═════ Task data
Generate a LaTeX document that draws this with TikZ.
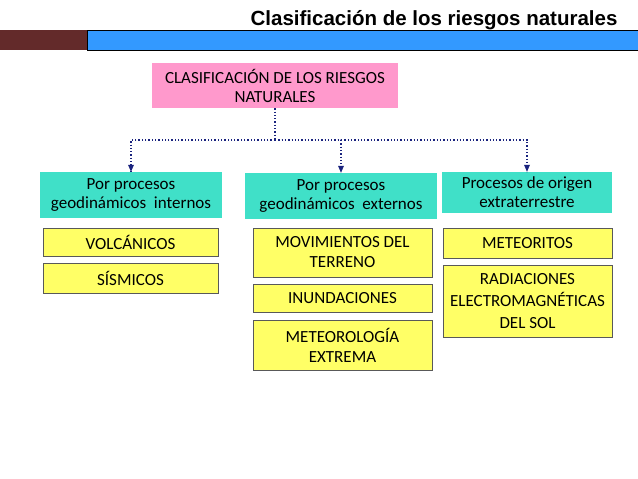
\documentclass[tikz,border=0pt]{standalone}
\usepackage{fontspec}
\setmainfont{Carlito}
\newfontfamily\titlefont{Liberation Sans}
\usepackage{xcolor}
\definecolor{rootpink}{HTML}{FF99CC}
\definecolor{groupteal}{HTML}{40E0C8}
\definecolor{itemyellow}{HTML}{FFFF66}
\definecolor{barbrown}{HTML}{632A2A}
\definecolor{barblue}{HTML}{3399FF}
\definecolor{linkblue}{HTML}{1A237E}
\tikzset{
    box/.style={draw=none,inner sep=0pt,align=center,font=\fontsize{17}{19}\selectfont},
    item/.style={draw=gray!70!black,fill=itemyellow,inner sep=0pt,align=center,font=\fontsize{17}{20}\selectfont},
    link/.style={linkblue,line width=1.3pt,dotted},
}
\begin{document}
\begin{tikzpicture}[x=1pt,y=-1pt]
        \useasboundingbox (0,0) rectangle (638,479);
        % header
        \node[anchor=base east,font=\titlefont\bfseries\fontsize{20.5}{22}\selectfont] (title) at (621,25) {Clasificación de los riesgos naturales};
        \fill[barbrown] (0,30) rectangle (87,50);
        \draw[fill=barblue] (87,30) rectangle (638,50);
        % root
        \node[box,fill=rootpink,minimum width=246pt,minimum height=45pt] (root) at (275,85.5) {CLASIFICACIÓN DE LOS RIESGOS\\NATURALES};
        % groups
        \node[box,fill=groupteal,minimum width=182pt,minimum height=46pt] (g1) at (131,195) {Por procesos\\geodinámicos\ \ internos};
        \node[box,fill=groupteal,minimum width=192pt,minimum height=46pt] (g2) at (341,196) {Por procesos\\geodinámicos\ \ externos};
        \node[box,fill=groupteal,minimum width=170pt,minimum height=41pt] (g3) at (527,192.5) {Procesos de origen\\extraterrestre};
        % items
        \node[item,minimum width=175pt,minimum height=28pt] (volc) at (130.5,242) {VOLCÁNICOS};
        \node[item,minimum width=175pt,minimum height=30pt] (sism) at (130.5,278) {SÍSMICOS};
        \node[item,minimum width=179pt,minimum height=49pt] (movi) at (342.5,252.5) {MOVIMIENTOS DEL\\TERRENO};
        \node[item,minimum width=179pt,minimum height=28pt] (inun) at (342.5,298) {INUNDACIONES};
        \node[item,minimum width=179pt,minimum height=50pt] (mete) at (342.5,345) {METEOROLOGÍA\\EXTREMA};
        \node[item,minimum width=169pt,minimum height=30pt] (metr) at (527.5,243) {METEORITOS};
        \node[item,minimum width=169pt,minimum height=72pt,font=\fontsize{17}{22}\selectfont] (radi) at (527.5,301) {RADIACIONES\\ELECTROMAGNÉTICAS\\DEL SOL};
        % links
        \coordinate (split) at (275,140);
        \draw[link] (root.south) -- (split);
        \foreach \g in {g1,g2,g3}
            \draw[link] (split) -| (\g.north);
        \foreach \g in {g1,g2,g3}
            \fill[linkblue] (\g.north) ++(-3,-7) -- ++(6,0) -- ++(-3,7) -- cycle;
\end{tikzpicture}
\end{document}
══════════
═════ Task data
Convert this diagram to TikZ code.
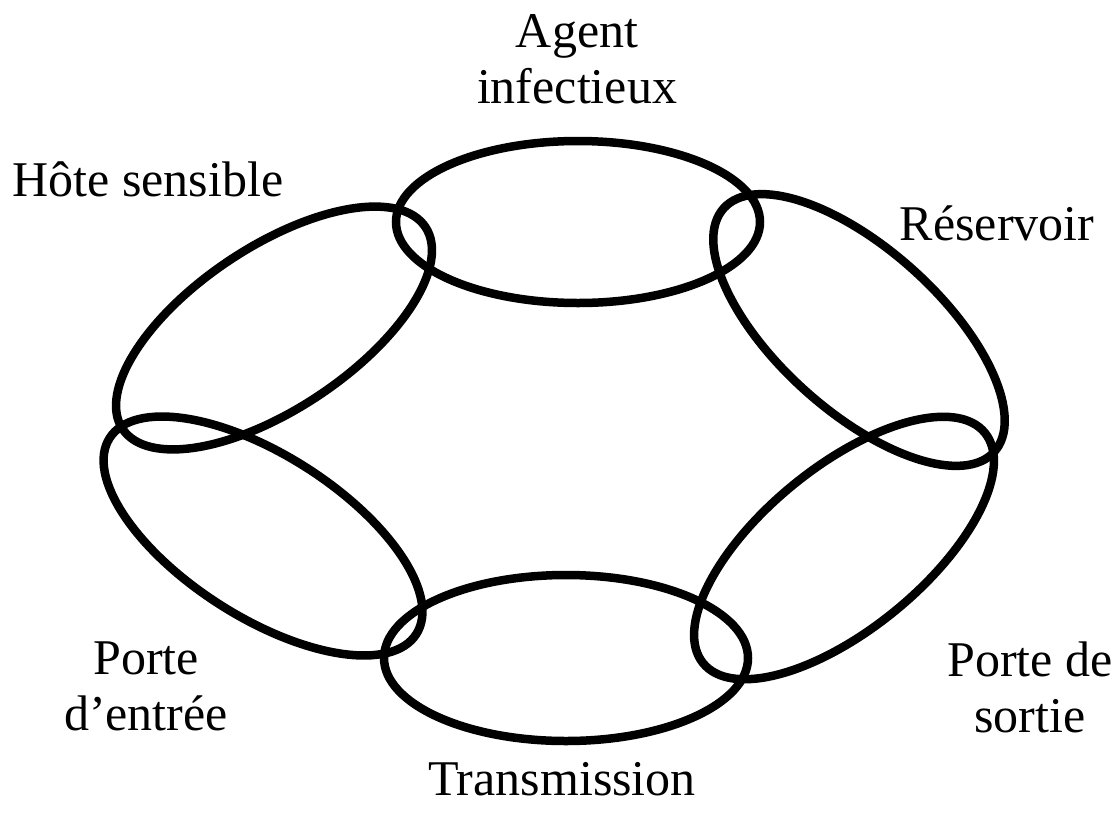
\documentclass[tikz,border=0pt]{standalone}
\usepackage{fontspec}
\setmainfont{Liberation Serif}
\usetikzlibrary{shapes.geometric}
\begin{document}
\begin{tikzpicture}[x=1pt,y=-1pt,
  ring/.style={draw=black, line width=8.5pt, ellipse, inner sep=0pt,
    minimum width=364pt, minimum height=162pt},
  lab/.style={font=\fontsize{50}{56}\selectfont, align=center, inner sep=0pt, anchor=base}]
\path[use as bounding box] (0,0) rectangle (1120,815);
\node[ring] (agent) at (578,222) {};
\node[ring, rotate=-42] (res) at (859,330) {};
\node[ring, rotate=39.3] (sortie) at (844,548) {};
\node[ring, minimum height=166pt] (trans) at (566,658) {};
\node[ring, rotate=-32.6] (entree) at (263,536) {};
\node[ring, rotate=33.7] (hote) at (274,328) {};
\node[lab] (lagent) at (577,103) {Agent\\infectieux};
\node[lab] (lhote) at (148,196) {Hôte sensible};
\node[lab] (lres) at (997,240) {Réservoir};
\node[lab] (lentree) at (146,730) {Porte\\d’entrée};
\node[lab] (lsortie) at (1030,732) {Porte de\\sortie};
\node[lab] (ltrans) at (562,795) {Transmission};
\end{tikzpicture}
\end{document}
══════════
═════ Task data
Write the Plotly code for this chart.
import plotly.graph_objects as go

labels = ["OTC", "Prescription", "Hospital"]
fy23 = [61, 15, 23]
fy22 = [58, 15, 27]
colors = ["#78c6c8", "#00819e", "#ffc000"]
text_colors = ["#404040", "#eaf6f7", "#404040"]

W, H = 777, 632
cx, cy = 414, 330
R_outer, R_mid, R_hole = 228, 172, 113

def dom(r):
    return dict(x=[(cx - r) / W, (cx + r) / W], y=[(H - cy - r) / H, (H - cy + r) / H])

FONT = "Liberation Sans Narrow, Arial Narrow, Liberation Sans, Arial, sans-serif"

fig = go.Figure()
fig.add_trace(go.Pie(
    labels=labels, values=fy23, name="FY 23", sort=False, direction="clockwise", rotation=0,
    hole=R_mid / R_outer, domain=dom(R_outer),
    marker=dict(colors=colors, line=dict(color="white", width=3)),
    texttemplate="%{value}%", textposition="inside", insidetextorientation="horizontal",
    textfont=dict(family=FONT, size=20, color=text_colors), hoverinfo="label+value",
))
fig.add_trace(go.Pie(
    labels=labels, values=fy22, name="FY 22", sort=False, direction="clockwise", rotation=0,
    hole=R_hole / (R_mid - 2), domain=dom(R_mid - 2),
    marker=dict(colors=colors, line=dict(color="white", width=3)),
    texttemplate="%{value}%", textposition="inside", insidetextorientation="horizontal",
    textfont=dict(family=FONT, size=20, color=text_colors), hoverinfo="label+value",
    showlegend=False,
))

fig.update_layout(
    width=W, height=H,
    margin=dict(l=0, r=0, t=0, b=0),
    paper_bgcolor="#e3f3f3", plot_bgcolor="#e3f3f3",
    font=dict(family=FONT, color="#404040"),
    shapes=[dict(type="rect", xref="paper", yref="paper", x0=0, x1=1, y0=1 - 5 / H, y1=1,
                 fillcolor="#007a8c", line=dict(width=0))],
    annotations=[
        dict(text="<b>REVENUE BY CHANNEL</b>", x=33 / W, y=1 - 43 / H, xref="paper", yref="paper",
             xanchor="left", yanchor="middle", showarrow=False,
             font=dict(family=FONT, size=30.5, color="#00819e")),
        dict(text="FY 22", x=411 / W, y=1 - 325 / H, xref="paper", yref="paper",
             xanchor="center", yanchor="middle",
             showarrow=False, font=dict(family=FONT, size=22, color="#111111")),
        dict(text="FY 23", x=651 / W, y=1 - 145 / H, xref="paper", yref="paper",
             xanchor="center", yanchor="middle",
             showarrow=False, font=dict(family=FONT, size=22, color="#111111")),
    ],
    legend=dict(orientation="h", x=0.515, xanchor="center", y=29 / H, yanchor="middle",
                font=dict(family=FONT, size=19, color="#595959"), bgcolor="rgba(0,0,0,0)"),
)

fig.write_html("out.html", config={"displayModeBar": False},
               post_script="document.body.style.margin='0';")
══════════
→ **Problem description**:
Using the data above, repeat exactly the lines that begin at the line with "Write the Plotly code for this chart." and end at the line with "Sans Narrow, Arial", both ends included.

→ **Complete response**:
Write the Plotly code for this chart.
import plotly.graph_objects as go

labels = ["OTC", "Prescription", "Hospital"]
fy23 = [61, 15, 23]
fy22 = [58, 15, 27]
colors = ["#78c6c8", "#00819e", "#ffc000"]
text_colors = ["#404040", "#eaf6f7", "#404040"]

W, H = 777, 632
cx, cy = 414, 330
R_outer, R_mid, R_hole = 228, 172, 113

def dom(r):
    return dict(x=[(cx - r) / W, (cx + r) / W], y=[(H - cy - r) / H, (H - cy + r) / H])

FONT = "Liberation Sans Narrow, Arial Narrow, Liberation Sans, Arial, sans-serif"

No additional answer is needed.